Au Mali, 89 % des enfants qui ont suivi un programme d’apprentissage transitoire soutenu par l’ECW et mis en œuvre par EduCo, Plan International, Save the Children et le Haut-Commissariat des Nations Unies pour les réfugiés (HCR) ont réussi à intégrer le système scolaire formel en 2022. En Syrie, 76 % des filles bénéficiant d’un investissement de l’ECW mis en œuvre par Save the Children et l’UNICEF ont amélioré leurs compétences en matière d’alphabétisation. En Ouganda, 73 % des élèves ont progressé d’un niveau en mathématiques et 72 % en lecture grâce à un programme pluriannuel de l’ECW mis en œuvre par l’AVSI, la Luigi Guissani Foundation and Save the Children. En Colombie, les investissements de l’ECW ont permis de créer des espaces d’apprentissage temporaires pour doter les apprenants migrants vénézuéliens des compétences essentielles en attendant qu’ils soient placés dans un établissement d’enseignement formel. En 2022, le programme a concerné près de 9 300 enfants, dont 64 % ont été orientés vers l’enseignement formel.
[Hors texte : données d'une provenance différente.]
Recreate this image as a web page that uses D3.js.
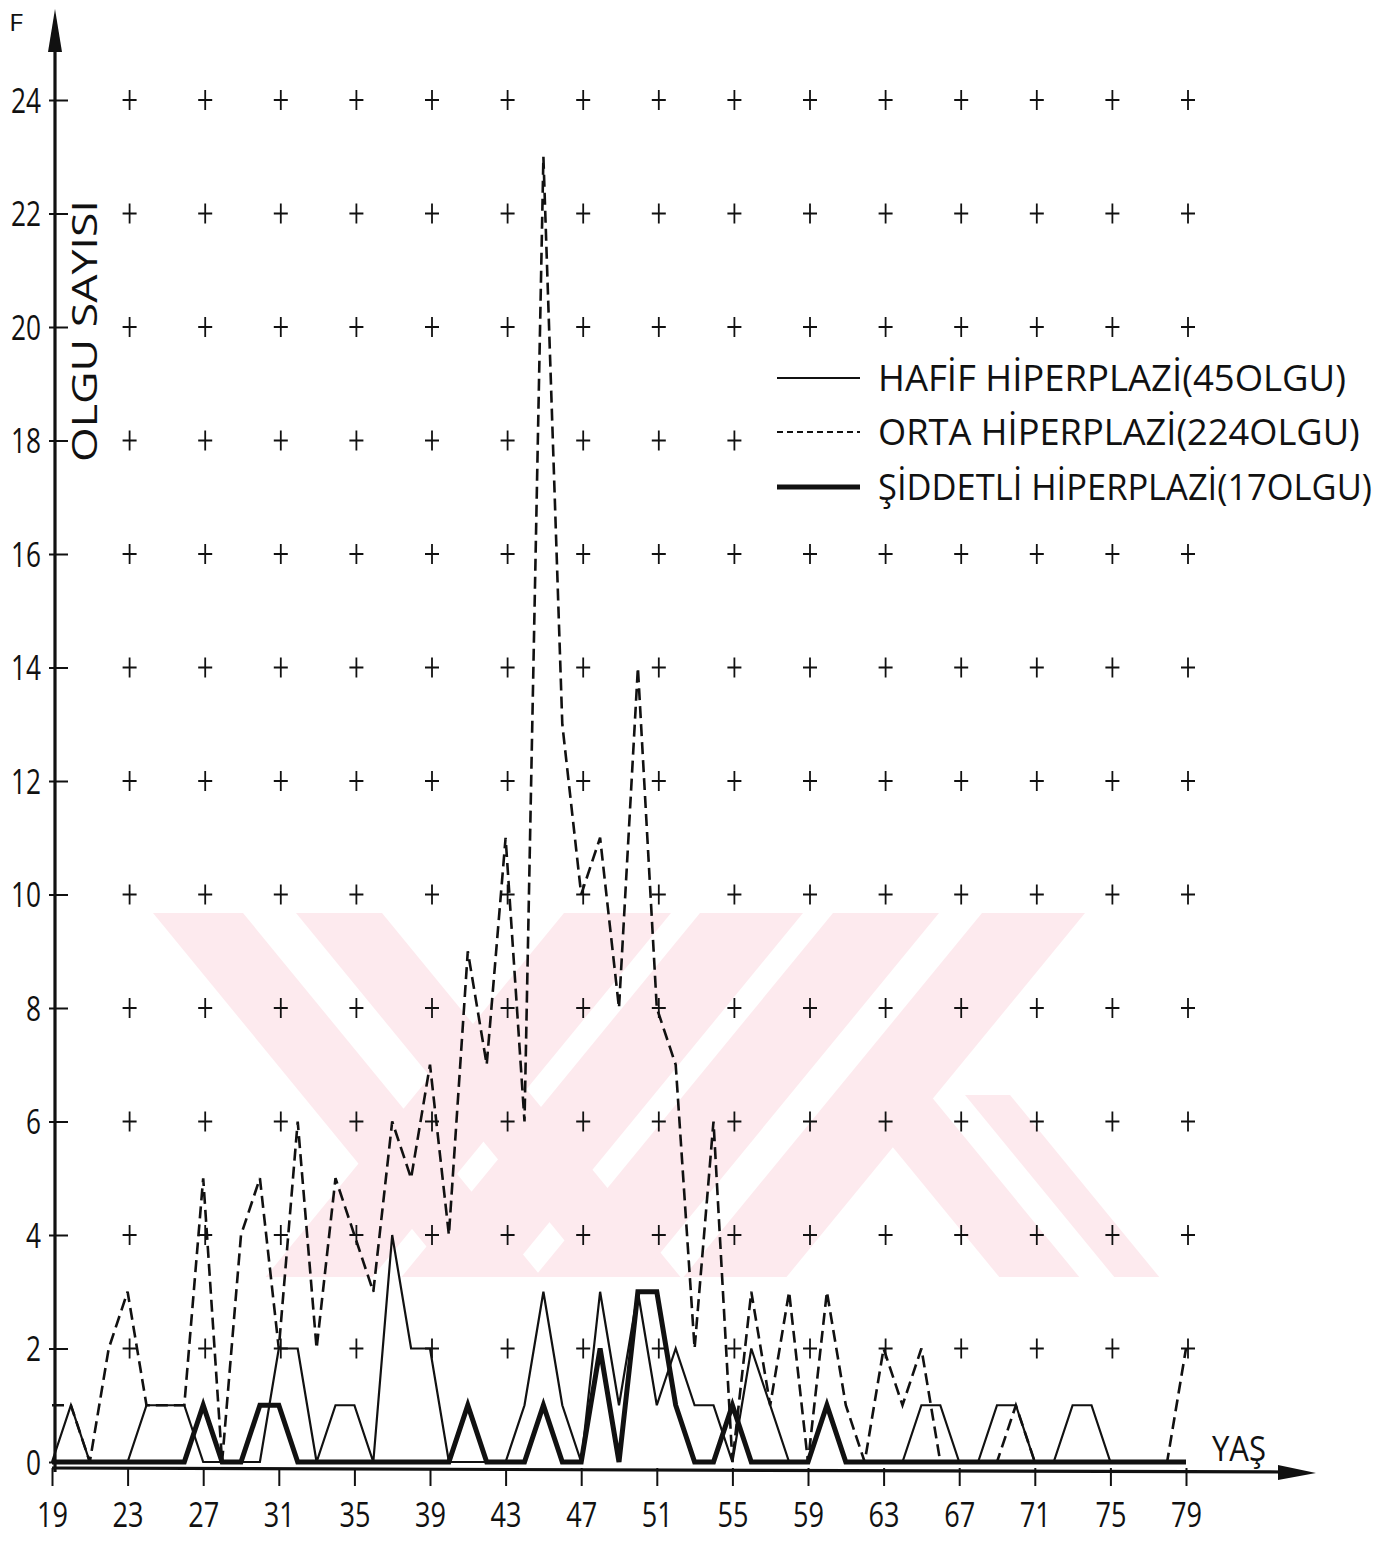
<!DOCTYPE html>
<html>
<head>
<meta charset="utf-8">
<script src="https://cdn.jsdelivr.net/npm/d3@7"></script>
<style>
  body { margin: 0; background: #fff; }
  svg { display: block; }
  text { font-family: "Open Sans", "DejaVu Sans", sans-serif; font-weight: 400; fill: #111; }
</style>
</head>
<body>
<div id="chart"></div>
<script>
// Ages (YAŞ) and number of cases (OLGU SAYISI) per age
var ages = [19,20,21,22,23,24,25,26,27,28,29,30,31,32,33,34,35,36,37,38,39,40,
            41,42,43,44,45,46,47,48,49,50,51,52,53,54,55,56,57,58,59,60,
            61,62,63,64,65,66,67,68,69,70,71,72,73,74,75,76,77,78,79];

// HAFİF HİPERPLAZİ (thin solid)
var hafif = [0,1,0,0,0,1,1,1,0,0,0,0,2,2,0,1,1,0,4,2,2,0,
             0,0,0,1,3,1,0,3,1,3,1,2,1,1,0,2,1,0,0,1,
             0,0,0,0,1,1,0,0,1,1,0,0,1,1,0,0,0,0,0];

// ORTA HİPERPLAZİ (dashed)
var orta = [1,1,0,2,3,1,1,1,5,0,4,5,2,6,2,5,4,3,6,5,7,4,
            9,7,11,6,23,13,10,11,8,14,8,7,2,6,0,3,1,3,0,3,
            1,0,2,1,2,0,0,0,0,1,0,0,0,0,0,0,0,0,2];

// ŞİDDETLİ HİPERPLAZİ (thick solid)
var siddetli = [0,0,0,0,0,0,0,0,1,0,0,1,1,0,0,0,0,0,0,0,0,0,
                1,0,0,0,1,0,0,2,0,3,3,1,0,0,1,0,0,0,0,1,
                0,0,0,0,0,0,0,0,0,0,0,0,0,0,0,0,0,0,0];

var xTicks = [19,23,27,31,35,39,43,47,51,55,59,63,67,71,75,79];
var yTicks = [0,2,4,6,8,10,12,14,16,18,20,22,24];
var gridX = [23,27,31,35,39,43,47,51,55,59,63,67,71,75,79];
var gridY = [2,4,6,8,10,12,14,16,18,20,22,24];

var legendLabels = ["HAFİF HİPERPLAZİ(45OLGU)", "ORTA HİPERPLAZİ(224OLGU)", "ŞİDDETLİ HİPERPLAZİ(17OLGU)"];

var svgWidth = 1396;
var svgHeight = 1541;

var svg = d3.select("#chart")
  .append("svg")
  .attr("width", svgWidth)
  .attr("height", svgHeight);

var xScale = d3.scaleLinear().domain([19, 79]).range([52, 1186]);
var yScale = d3.scaleLinear().domain([0, 24]).range([1462, 100]);

// squeeze a text horizontally so it spans a given width
function fitText(sel, x, y, width, rotate) {
  var natural = sel.node().getComputedTextLength();
  var sx = width / natural;
  sel.attr("x", 0).attr("y", 0)
    .attr("transform", `translate(${x},${y})` + (rotate ? ` rotate(${rotate})` : "") + ` scale(${sx},1)`);
}

// faint pink watermark in the background
var wm = svg.append("g").attr("fill", "#fdeaee");
function band(a, b, yTop, yBot, slope) {
  var h = (yBot - yTop) * slope;
  return [[a, yTop], [b, yTop], [b + h, yBot], [a + h, yBot]];
}
var bands = [
  band(153, 243, 913, 1277, 0.82), band(296, 382, 913, 1277, 0.82),
  band(564, 671, 913, 1277, -0.82), band(700, 803, 913, 1277, -0.82),
  band(833, 939, 913, 1277, -0.82), band(982, 1085, 913, 1277, -0.82),
  band(850, 930, 1095, 1277, 0.82), band(965, 1010, 1095, 1277, 0.82)
];
wm.selectAll("polygon").data(bands).enter().append("polygon")
  .attr("points", d => d.map(p => p.join(",")).join(" "));

// grid of small crosses
var crosses = [];
gridY.forEach(function(gy) {
  gridX.forEach(function(gx) {
    if (!(gy === 18 && gx >= 59)) crosses.push([gx, gy]);
  });
});
svg.append("g").selectAll("path").data(crosses).enter().append("path")
  .attr("d", d => `M${xScale(d[0]) + 2 - 7},${yScale(d[1])}h14M${xScale(d[0]) + 2},${yScale(d[1]) - 10}v20`)
  .attr("stroke", "#111")
  .attr("stroke-width", 1.8)
  .attr("fill", "none");

// y axis
var yAxis = d3.axisLeft(yScale).tickValues(yTicks).tickSizeInner(-14).tickSizeOuter(0).tickPadding(0);
var gy = svg.append("g").attr("transform", "translate(55,0)").call(yAxis);
gy.select(".domain").remove();
gy.selectAll(".tick line").attr("x1", -6).attr("x2", 13).attr("stroke", "#111").attr("stroke-width", 2);
gy.selectAll(".tick text")
  .attr("x", -14)
  .attr("dy", "0.36em")
  .attr("font-size", 34)
  .attr("font-family", null)
  .attr("fill", "#111")
  .attr("textLength", d => String(d).length * 15)
  .attr("lengthAdjust", "spacingAndGlyphs");

svg.append("line")
  .attr("x1", 55).attr("x2", 55).attr("y1", 1472).attr("y2", 40)
  .attr("stroke", "#111").attr("stroke-width", 3.2);
svg.append("path").attr("d", "M55,9L48,52L62,52Z").attr("fill", "#111");
svg.append("text").attr("x", 9).attr("y", 31).attr("font-size", 24)
  .attr("textLength", 14).attr("lengthAdjust", "spacingAndGlyphs").text("F");

// x axis
var xAxis = d3.axisBottom(xScale).tickValues(xTicks).tickSizeInner(18).tickSizeOuter(0).tickPadding(17);
var gx = svg.append("g").attr("transform", `translate(0,${yScale(0) + 6})`).call(xAxis);
gx.select(".domain").remove();
gx.selectAll(".tick line").attr("stroke", "#111").attr("stroke-width", 2);
gx.selectAll(".tick text")
  .attr("font-size", 34)
  .attr("font-family", null)
  .attr("fill", "#111")
  .attr("textLength", 31)
  .attr("lengthAdjust", "spacingAndGlyphs");

svg.append("line")
  .attr("x1", 52).attr("x2", 1285).attr("y1", yScale(0) + 6).attr("y2", yScale(0) + 10)
  .attr("stroke", "#111").attr("stroke-width", 3.2);
svg.append("path").attr("d", `M1316,${yScale(0) + 11}L1278,${yScale(0) + 3}L1278,${yScale(0) + 18}Z`).attr("fill", "#111");
svg.append("text").attr("x", 1212).attr("y", 1461).attr("font-size", 34)
  .attr("textLength", 54).attr("lengthAdjust", "spacingAndGlyphs").text("YAŞ");

// y axis title
var yTitle = svg.append("text")
  .attr("text-anchor", "middle")
  .attr("font-size", 35)
  .text("OLGU SAYISI");
fitText(yTitle, 97, 331, 262, -90);

// series lines
var line = function(values) {
  return d3.line()
    .x((d, i) => xScale(ages[i]))
    .y(d => yScale(d))(values);
};

svg.append("path").attr("d", line(orta))
  .attr("fill", "none").attr("stroke", "#111").attr("stroke-width", 2.6)
  .attr("stroke-dasharray", "12,6").attr("stroke-linejoin", "miter");
svg.append("path").attr("d", line(hafif))
  .attr("fill", "none").attr("stroke", "#111").attr("stroke-width", 2.2)
  .attr("stroke-linejoin", "miter");
svg.append("path").attr("d", line(siddetli))
  .attr("fill", "none").attr("stroke", "#111").attr("stroke-width", 5)
  .attr("stroke-linejoin", "miter");

// legend
var legendY = [378, 432, 487];
var legendStyles = [
  {w: 2.2, dash: null},
  {w: 2, dash: "6,4"},
  {w: 5, dash: null}
];
var legendWidths = [468, 482, 494];
legendLabels.forEach(function(lbl, i) {
  svg.append("line")
    .attr("x1", 777).attr("x2", 860)
    .attr("y1", legendY[i]).attr("y2", legendY[i])
    .attr("stroke", "#111")
    .attr("stroke-width", legendStyles[i].w)
    .attr("stroke-dasharray", legendStyles[i].dash);
  var t = svg.append("text")
    .attr("font-size", 37)
    .text(lbl);
  fitText(t, 878, legendY[i] + 13, legendWidths[i]);
});
</script>
</body>
</html>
Josveglys, une jeune élève vénézuélienne, bénéficie d’un programme d’éducation de l’UNICEF soutenu par L’Éducation ne peut pas attendre en Colombie. © UNICEF/Suárez

La voie à suivre

Aux côtés de ses donateurs stratégiques et de ses partenaires de mise en œuvre, l’ECW a créé un mouvement mondial pour mettre en œuvre la nouvelle méthode de travail des Nations Unies et le « Grand Bargain » (pacte relatif au financement de l’action humanitaire), y compris la coordination et la collaboration sous la forme de programmes communs.

Le plan stratégique de l’ECW 2023-2026 identifie cinq priorités importantes : améliorer les résultats d’apprentissage globaux; améliorer les données de financement mondiales; répondre au changement climatique; placer la localisation et la participation communautaire au centre de nos investissements; et continuer à promouvoir nos engagements en matière d’égalité des sexes, d’inclusion des personnes handicapées, de santé mentale et de services psychosociaux et de protection et accorder une plus grande attention aux déplacements forcés touchant les personnes déplacées dans leur pays et les réfugiés. 
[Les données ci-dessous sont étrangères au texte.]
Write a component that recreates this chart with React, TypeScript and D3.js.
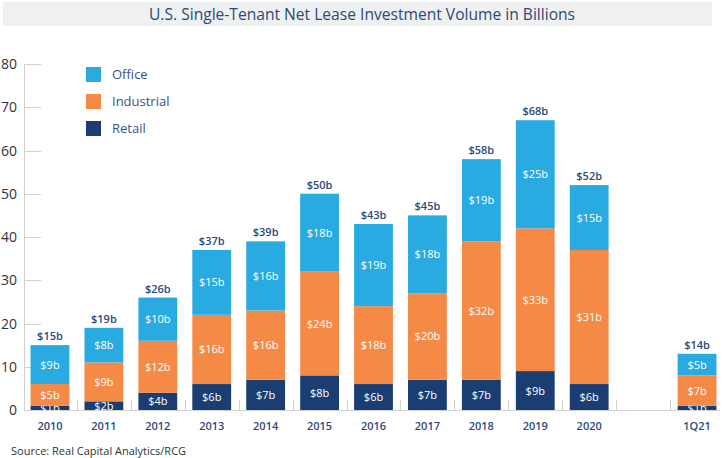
import React from "react";
import * as d3 from "d3";

const categories = ["2010", "2011", "2012", "2013", "2014", "2015", "2016", "2017", "2018", "2019", "2020", "", "1Q21"];
const retail = [1, 2, 4, 6, 7, 8, 6, 7, 7, 9, 6, null, 1];
const industrial = [5, 9, 12, 16, 16, 24, 18, 20, 32, 33, 31, null, 7];
const office = [9, 8, 10, 15, 16, 18, 19, 18, 19, 25, 15, null, 5];
const totalLabels = ["$15b", "$19b", "$26b", "$37b", "$39b", "$50b", "$43b", "$45b", "$58b", "$68b", "$52b", "", "$14b"];
const yTicks = [0, 10, 20, 30, 40, 50, 60, 70, 80];
const seriesNames = ["Office", "Industrial", "Retail"];
const colors: Record<string, string> = { Office: "#29abe2", Industrial: "#f58a47", Retail: "#1a3e72" };

const W = 724, H = 458;
const FONT = "'Open Sans', sans-serif";
const NAVY = "#2c4a7c";

export default function App() {
  const x = d3.scaleBand<string>().domain(categories.map((c, i) => c || "gap" + i)).range([23, 724]).paddingInner(0.28).paddingOuter(0.14);
  const y = d3.scaleLinear().domain([0, 80]).range([410, 64]);

  const rows = categories.map((c, i) => ({ key: c || "gap" + i, Retail: retail[i] ?? 0, Industrial: industrial[i] ?? 0, Office: office[i] ?? 0, empty: retail[i] == null }));
  const stack = d3.stack<any>().keys(["Retail", "Industrial", "Office"]);
  const series = stack(rows);
  const step = x.step();
  const x0 = x.range()[0];

  return (
    <svg width={W} height={H} style={{ position: "absolute", left: 0, top: 0, fontFamily: FONT }}>
      <rect x={3} y={2} width={709} height={24} fill="#eef0f2" />
      <text x={362} y={20} textAnchor="middle" fontSize={15.6} fill="#2c4a72">U.S. Single-Tenant Net Lease Investment Volume in Billions</text>

      {/* y axis */}
      <line x1={24.5} x2={24.5} y1={y(80)} y2={y(0)} stroke="#d0d0d0" />
      {yTicks.map((t) => (
        <g key={t}>
          <line x1={24} x2={41} y1={Math.round(y(t)) + 0.5} y2={Math.round(y(t)) + 0.5} stroke="#d0d0d0" />
          <text x={17} y={y(t) + 5} textAnchor="end" fontSize={14} fill="#333">{t}</text>
        </g>
      ))}
      {/* x baseline */}
      <line x1={24} x2={720} y1={410.5} y2={410.5} stroke="#d0d0d0" />
      {d3.range(1, categories.length).map((k) => (
        <line key={k} x1={Math.round(x0 + step * k) + 0.5} x2={Math.round(x0 + step * k) + 0.5} y1={400} y2={410} stroke="#d0d0d0" />
      ))}

      {/* bars */}
      {series.map((s) => (
        <g key={s.key} fill={colors[s.key]}>
          {s.map((d, i) => rows[i].empty ? null : (
            <g key={i}>
              <rect x={x(rows[i].key)} y={y(d[1])} width={x.bandwidth()} height={y(d[0]) - y(d[1])} />
              <text x={(x(rows[i].key) as number) + x.bandwidth() / 2} y={(y(d[0]) + y(d[1])) / 2 + 4} textAnchor="middle" fontSize={11} fill="#fff">{"$" + (d[1] - d[0]) + "b"}</text>
            </g>
          ))}
        </g>
      ))}

      {/* totals */}
      {rows.map((r, i) => r.empty ? null : (
        <text key={i} x={(x(r.key) as number) + x.bandwidth() / 2} y={y(r.Retail + r.Industrial + r.Office) - 5} textAnchor="middle" fontSize={11} fontWeight={600} fill={NAVY}>{totalLabels[i]}</text>
      ))}

      {/* x labels */}
      {rows.map((r, i) => r.empty ? null : (
        <text key={i} x={(x(r.key) as number) + x.bandwidth() / 2} y={430} textAnchor="middle" fontSize={11} fontWeight={600} fill={NAVY}>{categories[i]}</text>
      ))}

      {/* legend */}
      {seriesNames.map((n, i) => (
        <g key={n}>
          <rect x={86} y={67 + i * 27} width={15} height={15} fill={colors[n]} />
          <text x={112} y={79 + i * 27} fontSize={13} fill="#3a5285">{n}</text>
        </g>
      ))}

      <text x={11} y={455} fontSize={11} fill="#333">Source: Real Capital Analytics/RCG</text>
    </svg>
  );
}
En investissant davantage par élève, l’ECW s’efforce d’assurer un bon équilibre entre la portée et l’ampleur. Cet accent, mis sur la qualité plutôt que sur la quantité, comprend également des améliorations apportées aux programmes d’apprentissage accessibles et adaptés, des mesures complètes pour le perfectionnement professionnel des enseignants, l’engagement de la communauté, des activités dédiées à la promotion du bien-être socio-émotionnel ainsi que la diminution du nombre d’élèves par classe.

L’ECW appelle les donateurs, le secteur privé, les fondations philanthropiques ainsi que les particuliers fortunés à un nouveau niveau de compassion afin de relever le défi qui se présente à nous en fournissant un financement urgent de 670 millions de dollars pour l’aider et aider ses partenaires stratégiques à réaliser les nouveaux objectifs ambitieux énoncés dans le Plan Stratégique pour atteindre 20 millions d’enfants.
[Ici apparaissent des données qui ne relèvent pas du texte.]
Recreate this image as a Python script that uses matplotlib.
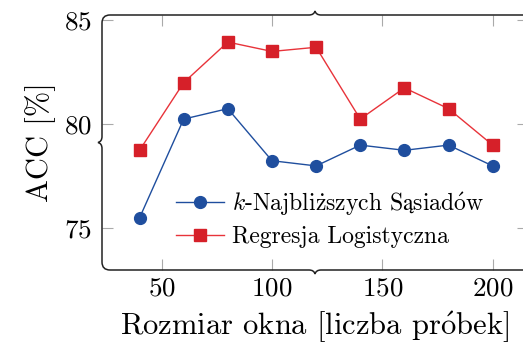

L’éducation permet également de développer les capacités et le potentiel des jeunes et les aide à se construire un avenir. Elle joue donc aussi un rôle important dans la réalisation du développement durable, de la paix et de la sécurité à l’échelle mondiale. Dans la perspective de la soixante-dix-huitième session de l’Assemblée générale des Nations Unies et du Sommet sur les ODD, qui se tiendront les 18 et 19 septembre 2023, et dans le prolongement du Sommet sur la transformation de l’éducation, organisé l’année dernière par le Secrétaire général des Nations Unies, nous devons maintenir l’éducation au premier rang des priorités internationales et nous concentrer sans relâche sur les enfants, les adolescents et les enseignants laissés de côté.

Là où l’apprentissage est développé, les nations se renforcent. Lorsqu’un enfant sait lire et écrire, ses chances d’avoir une vie meilleure augmentent considérablement. Lorsqu’un enfant est scolarisé et bénéficie d’une éducation globale, de qualité et centrée sur lui, il déploie un puissant pouvoir de résilience pour apprendre, se développer, réussir et construire un monde meilleur. Aujourd’hui, nous ne pouvons pas nous permettre de faire des mauvais choix et de laisser passer cette occasion. Il n’y a qu’une seule voix viable à suivre pour aller de l’avant : investir dans une éducation de qualité.